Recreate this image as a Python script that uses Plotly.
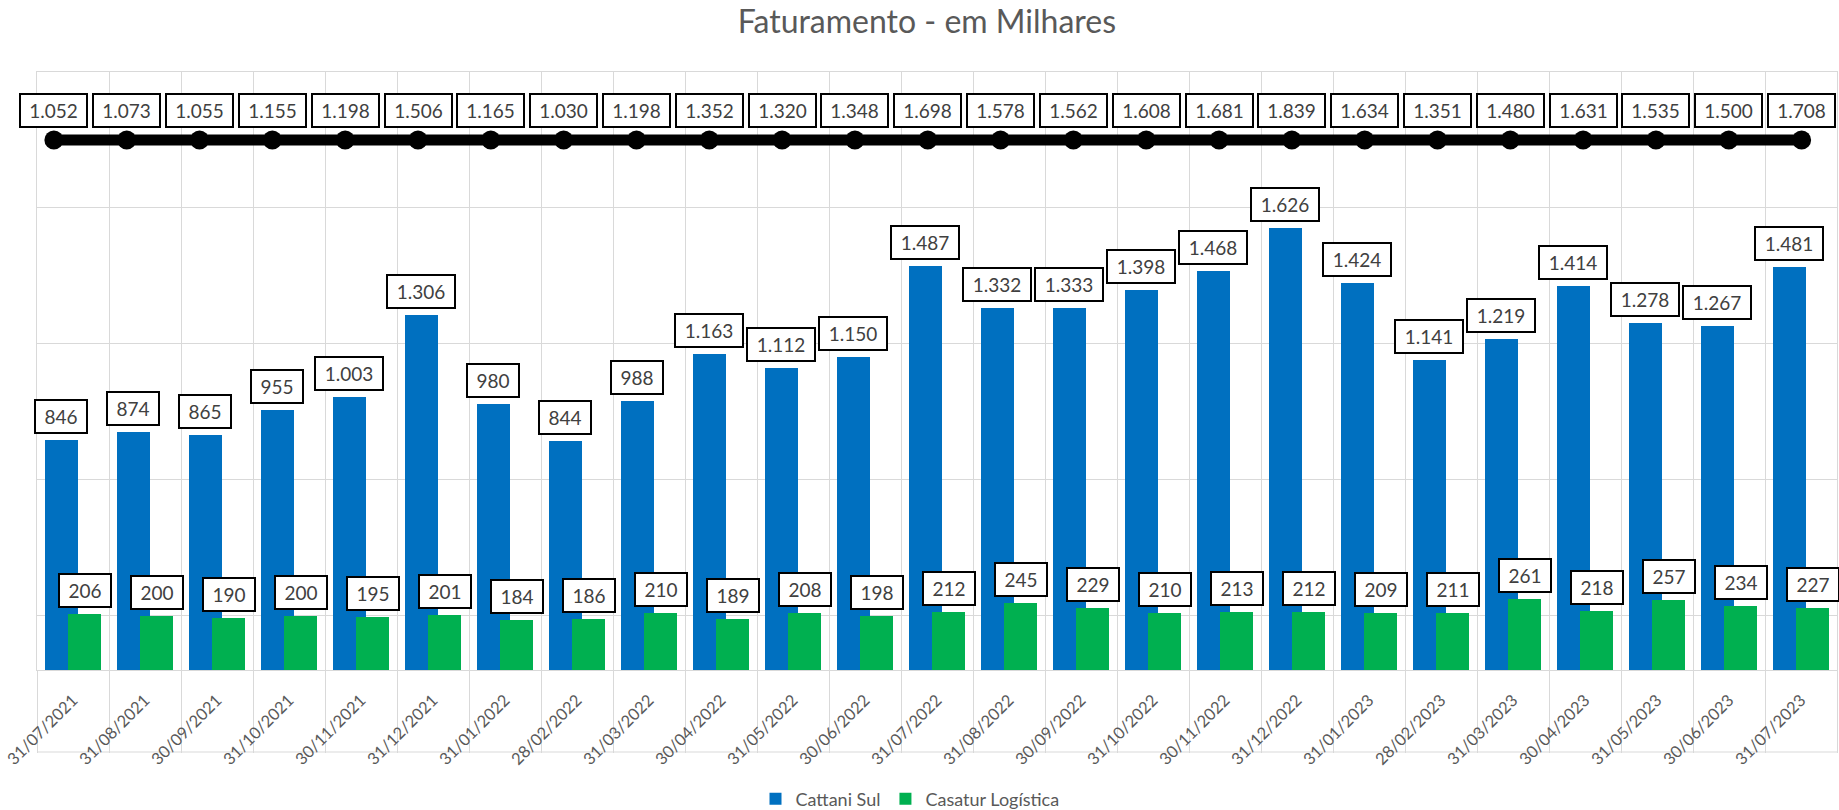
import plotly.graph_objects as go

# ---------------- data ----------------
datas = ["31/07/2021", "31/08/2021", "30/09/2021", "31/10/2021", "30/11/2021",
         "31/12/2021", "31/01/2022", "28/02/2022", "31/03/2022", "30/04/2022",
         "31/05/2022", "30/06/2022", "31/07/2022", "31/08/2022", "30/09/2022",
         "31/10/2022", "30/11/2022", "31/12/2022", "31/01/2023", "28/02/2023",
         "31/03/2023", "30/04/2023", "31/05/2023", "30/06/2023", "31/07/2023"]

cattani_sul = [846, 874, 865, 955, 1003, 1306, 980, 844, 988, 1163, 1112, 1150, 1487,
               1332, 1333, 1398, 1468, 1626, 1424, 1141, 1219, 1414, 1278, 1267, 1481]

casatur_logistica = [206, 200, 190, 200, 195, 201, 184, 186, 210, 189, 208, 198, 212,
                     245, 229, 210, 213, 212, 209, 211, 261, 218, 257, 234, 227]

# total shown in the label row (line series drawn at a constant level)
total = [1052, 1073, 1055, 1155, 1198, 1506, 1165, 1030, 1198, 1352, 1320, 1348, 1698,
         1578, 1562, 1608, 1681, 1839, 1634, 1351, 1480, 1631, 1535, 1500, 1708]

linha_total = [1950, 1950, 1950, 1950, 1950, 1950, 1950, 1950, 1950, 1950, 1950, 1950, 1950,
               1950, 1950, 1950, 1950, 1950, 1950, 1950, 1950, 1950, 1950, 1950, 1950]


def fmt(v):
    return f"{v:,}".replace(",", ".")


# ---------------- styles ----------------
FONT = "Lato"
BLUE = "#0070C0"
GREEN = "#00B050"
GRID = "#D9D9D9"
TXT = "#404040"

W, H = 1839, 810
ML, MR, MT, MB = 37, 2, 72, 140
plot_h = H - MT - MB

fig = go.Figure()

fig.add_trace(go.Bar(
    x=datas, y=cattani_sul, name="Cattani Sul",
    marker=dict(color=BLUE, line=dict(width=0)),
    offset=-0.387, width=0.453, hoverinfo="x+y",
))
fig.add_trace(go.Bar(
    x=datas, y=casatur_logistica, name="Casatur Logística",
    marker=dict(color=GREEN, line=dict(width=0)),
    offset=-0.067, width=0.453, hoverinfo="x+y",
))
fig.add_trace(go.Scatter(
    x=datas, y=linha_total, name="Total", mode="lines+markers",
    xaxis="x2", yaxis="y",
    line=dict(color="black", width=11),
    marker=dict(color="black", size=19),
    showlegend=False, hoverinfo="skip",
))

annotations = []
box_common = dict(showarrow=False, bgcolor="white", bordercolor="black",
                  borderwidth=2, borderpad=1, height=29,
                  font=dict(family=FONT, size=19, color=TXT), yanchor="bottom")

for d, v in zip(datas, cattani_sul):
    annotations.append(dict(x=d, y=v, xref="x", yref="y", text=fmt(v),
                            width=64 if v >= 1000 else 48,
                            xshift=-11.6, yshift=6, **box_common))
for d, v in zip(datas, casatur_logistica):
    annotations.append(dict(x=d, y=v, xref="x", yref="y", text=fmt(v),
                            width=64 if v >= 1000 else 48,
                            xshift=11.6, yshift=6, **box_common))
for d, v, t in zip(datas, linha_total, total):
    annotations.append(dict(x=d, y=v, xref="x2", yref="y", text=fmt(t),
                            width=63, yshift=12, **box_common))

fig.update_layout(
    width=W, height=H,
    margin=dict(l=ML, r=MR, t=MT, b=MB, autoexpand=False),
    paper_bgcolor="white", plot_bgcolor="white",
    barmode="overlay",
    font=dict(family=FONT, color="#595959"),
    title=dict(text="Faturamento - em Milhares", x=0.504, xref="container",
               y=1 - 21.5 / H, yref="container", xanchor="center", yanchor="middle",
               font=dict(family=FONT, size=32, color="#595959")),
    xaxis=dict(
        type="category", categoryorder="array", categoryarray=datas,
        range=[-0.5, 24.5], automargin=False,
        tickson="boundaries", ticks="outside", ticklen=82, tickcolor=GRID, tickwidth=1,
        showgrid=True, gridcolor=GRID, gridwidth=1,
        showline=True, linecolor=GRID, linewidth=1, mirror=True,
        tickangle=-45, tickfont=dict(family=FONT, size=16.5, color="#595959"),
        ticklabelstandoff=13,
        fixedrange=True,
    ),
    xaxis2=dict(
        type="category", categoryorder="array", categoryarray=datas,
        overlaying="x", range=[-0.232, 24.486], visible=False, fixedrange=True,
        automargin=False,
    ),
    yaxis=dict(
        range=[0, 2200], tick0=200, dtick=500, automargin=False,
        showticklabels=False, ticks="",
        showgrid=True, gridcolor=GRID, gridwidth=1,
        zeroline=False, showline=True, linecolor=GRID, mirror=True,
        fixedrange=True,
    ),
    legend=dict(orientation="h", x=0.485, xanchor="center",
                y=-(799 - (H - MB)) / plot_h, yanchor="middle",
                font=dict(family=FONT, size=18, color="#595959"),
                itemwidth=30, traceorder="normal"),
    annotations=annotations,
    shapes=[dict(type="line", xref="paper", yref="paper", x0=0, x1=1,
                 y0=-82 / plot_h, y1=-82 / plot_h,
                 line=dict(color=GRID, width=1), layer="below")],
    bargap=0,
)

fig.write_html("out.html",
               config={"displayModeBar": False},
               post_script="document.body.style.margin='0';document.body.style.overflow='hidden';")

• WHAT IS ASKED
Output the data above without changes, apart from leaving out the pictures.

• RESULT FOR THIS TASK
Recreate this image as a Python script that uses Plotly.
import plotly.graph_objects as go

# ---------------- data ----------------
datas = ["31/07/2021", "31/08/2021", "30/09/2021", "31/10/2021", "30/11/2021",
         "31/12/2021", "31/01/2022", "28/02/2022", "31/03/2022", "30/04/2022",
         "31/05/2022", "30/06/2022", "31/07/2022", "31/08/2022", "30/09/2022",
         "31/10/2022", "30/11/2022", "31/12/2022", "31/01/2023", "28/02/2023",
         "31/03/2023", "30/04/2023", "31/05/2023", "30/06/2023", "31/07/2023"]

cattani_sul = [846, 874, 865, 955, 1003, 1306, 980, 844, 988, 1163, 1112, 1150, 1487,
               1332, 1333, 1398, 1468, 1626, 1424, 1141, 1219, 1414, 1278, 1267, 1481]

casatur_logistica = [206, 200, 190, 200, 195, 201, 184, 186, 210, 189, 208, 198, 212,
                     245, 229, 210, 213, 212, 209, 211, 261, 218, 257, 234, 227]

# total shown in the label row (line series drawn at a constant level)
total = [1052, 1073, 1055, 1155, 1198, 1506, 1165, 1030, 1198, 1352, 1320, 1348, 1698,
         1578, 1562, 1608, 1681, 1839, 1634, 1351, 1480, 1631, 1535, 1500, 1708]

linha_total = [1950, 1950, 1950, 1950, 1950, 1950, 1950, 1950, 1950, 1950, 1950, 1950, 1950,
               1950, 1950, 1950, 1950, 1950, 1950, 1950, 1950, 1950, 1950, 1950, 1950]


def fmt(v):
    return f"{v:,}".replace(",", ".")


# ---------------- styles ----------------
FONT = "Lato"
BLUE = "#0070C0"
GREEN = "#00B050"
GRID = "#D9D9D9"
TXT = "#404040"

W, H = 1839, 810
ML, MR, MT, MB = 37, 2, 72, 140
plot_h = H - MT - MB

fig = go.Figure()

fig.add_trace(go.Bar(
    x=datas, y=cattani_sul, name="Cattani Sul",
    marker=dict(color=BLUE, line=dict(width=0)),
    offset=-0.387, width=0.453, hoverinfo="x+y",
))
fig.add_trace(go.Bar(
    x=datas, y=casatur_logistica, name="Casatur Logística",
    marker=dict(color=GREEN, line=dict(width=0)),
    offset=-0.067, width=0.453, hoverinfo="x+y",
))
fig.add_trace(go.Scatter(
    x=datas, y=linha_total, name="Total", mode="lines+markers",
    xaxis="x2", yaxis="y",
    line=dict(color="black", width=11),
    marker=dict(color="black", size=19),
    showlegend=False, hoverinfo="skip",
))

annotations = []
box_common = dict(showarrow=False, bgcolor="white", bordercolor="black",
                  borderwidth=2, borderpad=1, height=29,
                  font=dict(family=FONT, size=19, color=TXT), yanchor="bottom")

for d, v in zip(datas, cattani_sul):
    annotations.append(dict(x=d, y=v, xref="x", yref="y", text=fmt(v),
                            width=64 if v >= 1000 else 48,
                            xshift=-11.6, yshift=6, **box_common))
for d, v in zip(datas, casatur_logistica):
    annotations.append(dict(x=d, y=v, xref="x", yref="y", text=fmt(v),
                            width=64 if v >= 1000 else 48,
                            xshift=11.6, yshift=6, **box_common))
for d, v, t in zip(datas, linha_total, total):
    annotations.append(dict(x=d, y=v, xref="x2", yref="y", text=fmt(t),
                            width=63, yshift=12, **box_common))

fig.update_layout(
    width=W, height=H,
    margin=dict(l=ML, r=MR, t=MT, b=MB, autoexpand=False),
    paper_bgcolor="white", plot_bgcolor="white",
    barmode="overlay",
    font=dict(family=FONT, color="#595959"),
    title=dict(text="Faturamento - em Milhares", x=0.504, xref="container",
               y=1 - 21.5 / H, yref="container", xanchor="center", yanchor="middle",
               font=dict(family=FONT, size=32, color="#595959")),
    xaxis=dict(
        type="category", categoryorder="array", categoryarray=datas,
        range=[-0.5, 24.5], automargin=False,
        tickson="boundaries", ticks="outside", ticklen=82, tickcolor=GRID, tickwidth=1,
        showgrid=True, gridcolor=GRID, gridwidth=1,
        showline=True, linecolor=GRID, linewidth=1, mirror=True,
        tickangle=-45, tickfont=dict(family=FONT, size=16.5, color="#595959"),
        ticklabelstandoff=13,
        fixedrange=True,
    ),
    xaxis2=dict(
        type="category", categoryorder="array", categoryarray=datas,
        overlaying="x", range=[-0.232, 24.486], visible=False, fixedrange=True,
        automargin=False,
    ),
    yaxis=dict(
        range=[0, 2200], tick0=200, dtick=500, automargin=False,
        showticklabels=False, ticks="",
        showgrid=True, gridcolor=GRID, gridwidth=1,
        zeroline=False, showline=True, linecolor=GRID, mirror=True,
        fixedrange=True,
    ),
    legend=dict(orientation="h", x=0.485, xanchor="center",
                y=-(799 - (H - MB)) / plot_h, yanchor="middle",
                font=dict(family=FONT, size=18, color="#595959"),
                itemwidth=30, traceorder="normal"),
    annotations=annotations,
    shapes=[dict(type="line", xref="paper", yref="paper", x0=0, x1=1,
                 y0=-82 / plot_h, y1=-82 / plot_h,
                 line=dict(color=GRID, width=1), layer="below")],
    bargap=0,
)

fig.write_html("out.html",
               config={"displayModeBar": False},
               post_script="document.body.style.margin='0';document.body.style.overflow='hidden';")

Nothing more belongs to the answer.